Question: The word ‘Newton’ is printed on a paper and is placed on a horizontal surface below a cubical glass....

Question

The word ‘Newton’ is printed on a paper and is placed on a horizontal surface below a cubical glass. The minimum value of refractive index of cubical glass, for which letters are not visible from any vertical faces of the glass, is:
(A) $\sqrt 3$
(B) $0.5$
(C) $1$
(D) $\sqrt 2$

Answer 1

Solution

Hint
For letters being not visible from any vertical faces, the primary condition is that there should be total internal reflection. The light that enters from the cubical glass should not refract through the vertical faces. Considering these conditions, we can calculate the refractive index using the condition for total internal reflection
Snell’s law: $\dfrac{{sin{\theta _i}}}{{sin{\theta _r}}} = \dfrac{{{n_2}}}{{{n_1}}}$
where ${\theta _i}$ is the angle of incidence, ${\theta _r}$ is the angle of refraction, and ${n_1}$ and ${n_2}$ are the indices of refraction for the glass and air respectively.

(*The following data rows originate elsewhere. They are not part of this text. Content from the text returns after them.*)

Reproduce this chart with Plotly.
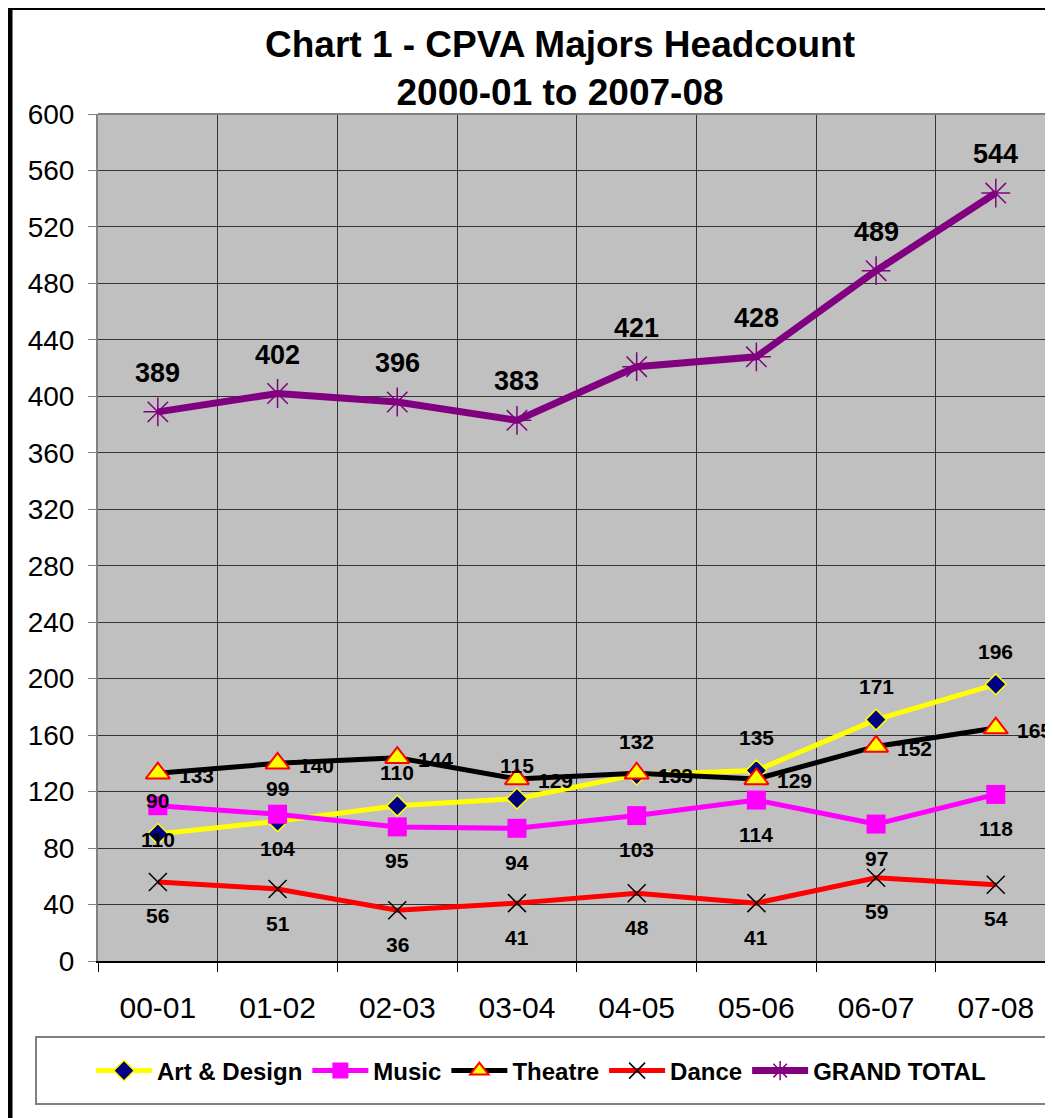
import plotly.graph_objects as go

categories = ["00-01", "01-02", "02-03", "03-04", "04-05", "05-06", "06-07", "07-08"]
art_design = [90, 99, 110, 115, 132, 135, 171, 196]
music = [110, 104, 95, 94, 103, 114, 97, 118]
theatre = [133, 140, 144, 129, 133, 129, 152, 165]
dance = [56, 51, 36, 41, 48, 41, 59, 54]
grand_total = [389, 402, 396, 383, 421, 428, 489, 544]
y_ticks = list(range(0, 601, 40))

FONT = "Liberation Sans, Arial, sans-serif"
xs = list(range(len(categories)))

W, H = 1045, 1110
L, T, B = 90, 106, 157
PW, PH = W - L, H - T - B  # plot area size in px


def px_x(fx):
    return (fx - L) / PW


def px_y(fy):
    return 1 - (fy - T) / PH


fig = go.Figure()

fig.add_trace(go.Scatter(
    x=xs, y=art_design, name="Art & Design", mode="lines+markers",
    line=dict(color="#FFFF00", width=5),
    marker=dict(symbol="diamond", size=16, color="#000080", line=dict(color="#FFFF00", width=1.5)),
))
fig.add_trace(go.Scatter(
    x=xs, y=music, name="Music", mode="lines+markers",
    line=dict(color="#FF00FF", width=5),
    marker=dict(symbol="square", size=19, color="#FF00FF"),
))
fig.add_trace(go.Scatter(
    x=xs, y=theatre, name="Theatre", mode="lines+markers",
    line=dict(color="#000000", width=5),
    marker=dict(symbol="triangle-up", size=21, color="#FFFF00", line=dict(color="#FF0000", width=2)),
))
fig.add_trace(go.Scatter(
    x=xs, y=dance, name="Dance", mode="lines+markers",
    line=dict(color="#FF0000", width=5),
    marker=dict(symbol="x-thin-open", size=18, color="#000000", line=dict(color="#000000", width=1.5)),
))
fig.add_trace(go.Scatter(
    x=xs, y=grand_total, name="GRAND TOTAL", mode="lines+markers",
    line=dict(color="#800080", width=7),
    marker=dict(symbol="asterisk-open", size=24, color="#800080", line=dict(color="#800080", width=1.5)),
))

label_font = dict(family=FONT, size=21, color="#000000", weight="bold")
for i, v in enumerate(art_design):
    fig.add_annotation(x=i, y=v, text=str(v), showarrow=False, yshift=33, font=label_font)
for i, v in enumerate(music):
    fig.add_annotation(x=i, y=v, text=str(v), showarrow=False, yshift=-34, font=label_font)
for i, v in enumerate(theatre):
    fig.add_annotation(x=i, y=v, text=str(v), showarrow=False, xshift=19, yshift=-2,
                       xanchor="left", font=label_font)
for i, v in enumerate(dance):
    fig.add_annotation(x=i, y=v, text=str(v), showarrow=False, yshift=-34, font=label_font)
for i, v in enumerate(grand_total):
    fig.add_annotation(x=i, y=v, text=str(v), showarrow=False, yshift=39,
                       font=dict(family=FONT, size=27, color="#000000", weight="bold"))

# title
fig.add_annotation(xref="paper", yref="paper", x=px_x(552), y=px_y(60),
                   text="Chart 1 - CPVA Majors Headcount<br>2000-01 to 2007-08",
                   showarrow=False, xanchor="center", yanchor="middle",
                   font=dict(family=FONT, size=37, color="#000000", weight="bold"))

# legend box
fig.add_shape(type="rect", xref="paper", yref="paper",
              x0=px_x(28), x1=px_x(1039), y0=px_y(1096), y1=px_y(1029),
              line=dict(color="#808080", width=2), fillcolor="white", layer="below")
# outer chart border
fig.add_shape(type="rect", xref="paper", yref="paper",
              x0=px_x(1.5), x1=1.2, y0=-0.3, y1=px_y(-1),
              line=dict(color="#000000", width=6), fillcolor="rgba(0,0,0,0)")
# top border of plot area
fig.add_shape(type="line", xref="paper", yref="paper", x0=0, x1=1, y0=1, y1=1,
              line=dict(color="#808080", width=2))

fig.update_layout(
    width=W, height=H,
    margin=dict(l=L, r=0, t=T, b=B),
    paper_bgcolor="white",
    plot_bgcolor="#C0C0C0",
    font=dict(family=FONT, color="#000000"),
    showlegend=True,
    legend=dict(orientation="h", x=px_x(533), xanchor="center",
                y=px_y(1063), yanchor="middle",
                bgcolor="rgba(0,0,0,0)", borderwidth=0,
                font=dict(family=FONT, size=24, color="#000000", weight="bold"),
                itemwidth=56),
)

fig.update_xaxes(
    range=[-0.5, 7.478],
    tickmode="array", tickvals=xs, ticktext=categories,
    ticks="", showgrid=False, zeroline=False,
    showline=True, linecolor="#000000", linewidth=2,
    tickfont=dict(family=FONT, size=30, color="#000000"),
    ticklabelstandoff=19,
    minor=dict(tickmode="array", tickvals=[i - 0.5 for i in range(len(categories) + 1)],
               showgrid=True, gridcolor="#333333", gridwidth=1,
               ticks="outside", ticklen=9, tickcolor="#000000", tickwidth=1),
)
fig.update_yaxes(
    range=[0, 600],
    tickmode="array", tickvals=y_ticks,
    ticks="outside", ticklen=8, tickcolor="#808080", tickwidth=1,
    showgrid=True, gridcolor="#333333", gridwidth=1,
    zeroline=False,
    showline=True, linecolor="#808080", linewidth=2,
    tickfont=dict(family=FONT, size=28, color="#000000"),
    ticklabelstandoff=8,
)

fig.write_html("out.html")
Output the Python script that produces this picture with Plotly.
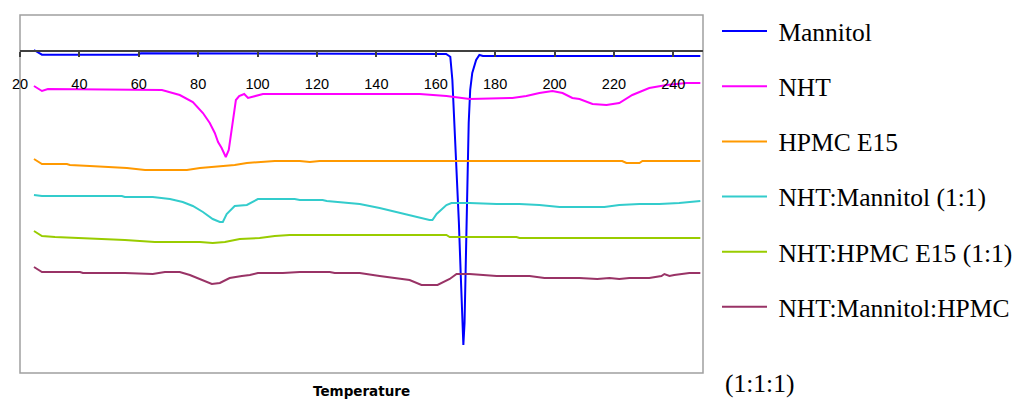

Complete step by step answer
Let us consider the angle of incidence of the light rays on the top inner layer of the cubic glass be ${\theta _i}$ and the angle of refraction be ${\theta _r}$ . Let us also assume that ${n_1}$ and ${n_2}$ are the refractive indices of the glass and air respectively.
The figure below shows the cross-section of the cubical glass and let us consider that all the sides of the cubical glass is of length $a$ .

For the total internal reflection to happen so that the light will not refract out through the vertical faces, the boundary condition is that the refracted angle ${\theta _r} = 90^\circ$ . Since, all the sides of a cube are equal in dimensions from the figure it is clear that the critical angle ${\theta _c} = 45^\circ$ .
Now, from Snell’s law, we know that:
$\dfrac{{sin{\theta _c}}}{{sin{\theta _r}}} = \dfrac{{{n_2}}}{{{n_1}}}$
But, for air, the index of refraction, ${n_2} = 1$ .
Therefore, we can rewrite the above equation as:
$\dfrac{{sin45^\circ }}{{sin90^\circ }} = \dfrac{1}{{{n_1}}}$
Solving this, we get the minimum value of refractive index of the cubical glass as:
${n_1} = \dfrac{1}{{sin45^\circ }} = \sqrt 2$ .
Hence, the correct answer is option (D).

Note
In this problem, the boundary condition to get the letters invisible from the vertical faces is the total internal reflection when the light reaches the vertical faces from inside. When the incident angle is equal to the critical angle, then the entire light rays incident are completely reflected. Thus, no light enters the air medium from the glass and the condition is achieved.